15/09/26 19:53:46 INFO mapreduce.Job: Task Id : attempt_1443265405944_0005_m_000000_0, Status : FAILED
Error: org.apache.hadoop.ipc.RemoteException(org.apache.hadoop.hdfs.server.namenode.LeaseExpiredException): No lease on /test_poc/x/injection_00001 (163rd copy).xml (inode 400006): File does not exist. [Lease.  Holder: DFSClient_attempt_1443265405944_0005_m_000000_0_-657768289_1, pendingcreates: 1]
    at org.apache.hadoop.hdfs.server.namenode.FSNamesystem.checkLease(FSNamesystem.java:3431)
    at org.apache.hadoop.hdfs.server.namenode.FSNamesystem.analyzeFileState(FSNamesystem.java:3236)
    at org.apache.hadoop.hdfs.server.namenode.FSNamesystem.getNewBlockTargets(FSNamesystem.java:3074)
    at org.apache.hadoop.hdfs.server.namenode.FSNamesystem.getAdditionalBlock(FSNamesystem.java:3034)
    at org.apache.hadoop.hdfs.server.namenode.NameNodeRpcServer.addBlock(NameNodeRpcServer.java:723)
    at org.apache.hadoop.hdfs.protocolPB.ClientNamenodeProtocolServerSideTranslatorPB.addBlock(ClientNamenodeProtocolServerSideTranslatorPB.java:492)
    at org.apache.hadoop.hdfs.protocol.proto.ClientNamenodeProtocolProtos$ClientNamenodeProtocol$2.callBlockingMethod(ClientNamenodeProtocolProtos.java)
    at org.apache.hadoop.ipc.ProtobufRpcEngine$Server$ProtoBufRpcInvoker.call(ProtobufRpcEngine.java:616)
    at org.apache.hadoop.ipc.RPC$Server.call(RPC.java:969)
    at org.apache.hadoop.ipc.Server$Handler$1.run(Server.java:2049)
    at org.apache.hadoop.ipc.Server$Handler$1.run(Server.java:2045)
    at java.security.AccessController.doPrivileged(Native Method)
    at javax.security.auth.Subject.doAs(Subject.java:415)
    at org.apache.hadoop.security.UserGroupInformation.doAs(UserGroupInformation.java:1657)
    at org.apache.hadoop.ipc.Server$Handler.run(Server.java:2043)

    at org.apache.hadoop.ipc.Client.call(Client.java:1476)
    at org.apache.hadoop.ipc.Client.call(Client.java:1407)
    at org.apache.hadoop.ipc.ProtobufRpcEngine$Invoker.invoke(ProtobufRpcEngine.java:229)
    at com.sun.proxy.$Proxy12.addBlock(Unknown Source)
    at org.apache.hadoop.hdfs.protocolPB.ClientNamenodeProtocolTranslatorPB.addBlock(ClientNamenodeProtocolTranslatorPB.java:418)
    at sun.reflect.NativeMethodAccessorImpl.invoke0(Native Method)
    at sun.reflect.NativeMethodAccessorImpl.invoke(NativeMethodAccessorImpl.java:57)
    at sun.reflect.DelegatingMethodAccessorImpl.invoke(DelegatingMethodAccessorImpl.java:43)
    at java.lang.reflect.Method.invoke(Method.java:606)
    at org.apache.hadoop.io.retry.RetryInvocationHandler.invokeMethod(RetryInvocationHandler.java:187)
    at org.apache.hadoop.io.retry.RetryInvocationHandler.invoke(RetryInvocationHandler.java:102)
    at com.sun.proxy.$Proxy13.addBlock(Unknown Source)
    at org.apache.hadoop.hdfs.DFSOutputStream$DataStreamer.locateFollowingBlock(DFSOutputStream.java:1430)
    at org.apache.hadoop.hdfs.DFSOutputStream$DataStreamer.nextBlockOutputStream(DFSOutputStream.java:1226)
    at org.apache.hadoop.hdfs.DFSOutputStream$DataStreamer.run(DFSOutputStream.java:449)

I don't know how to handle multiple compressed files without using the loop.

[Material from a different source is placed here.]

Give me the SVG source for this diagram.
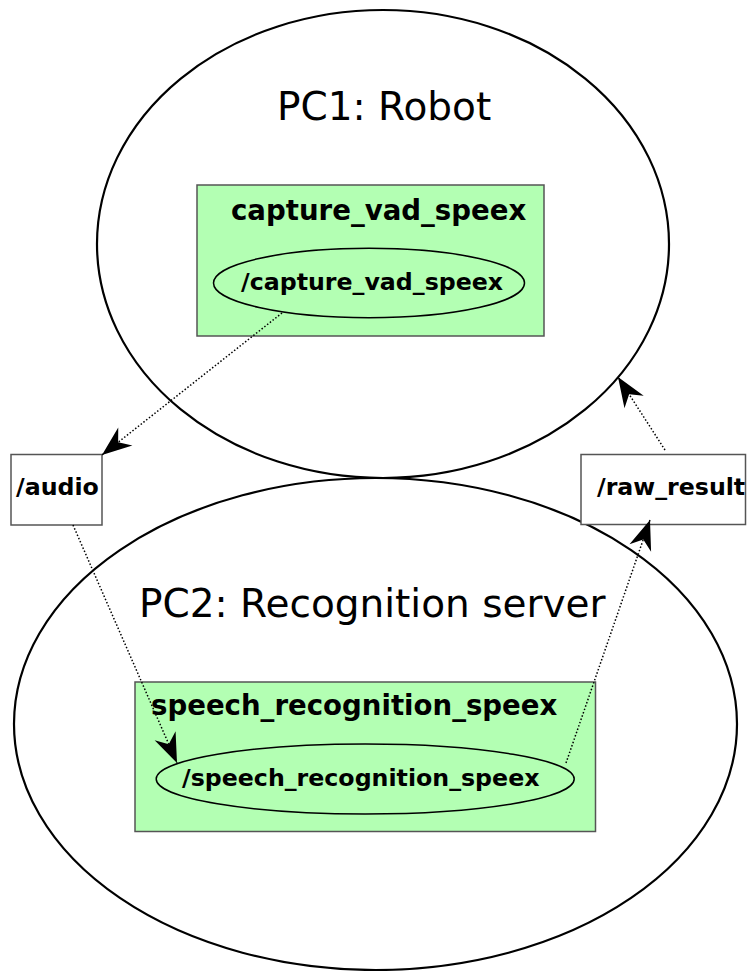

I wrote map reduce program using MR2 API and using Hadoop 2.7.1 in psuedo distributed mode. Any pointers?

2
It's not entirely clear to me what is contained in the zipIn stream. You've said that each zip file contains multiple XML files, but your logic appears to consume zipIn completely. Can you show more of your code, with a single file and with multiple files?ThrawnCA
Are you uncompressing it in setup method of mapper?Sachin Janani

2 Answers

0
votes

Assuming that zipIn is a java.util.zip.ZipInputStream, shouldn't you be iteratively calling getNextEntry instead of reading bytes?

0
votes

I resolved this issue after doing some changes in my code. In the first part of code, I was trying to unzip all the zip files whereas I should have access the spilts. Hadoop basic, which I forgot during implementation.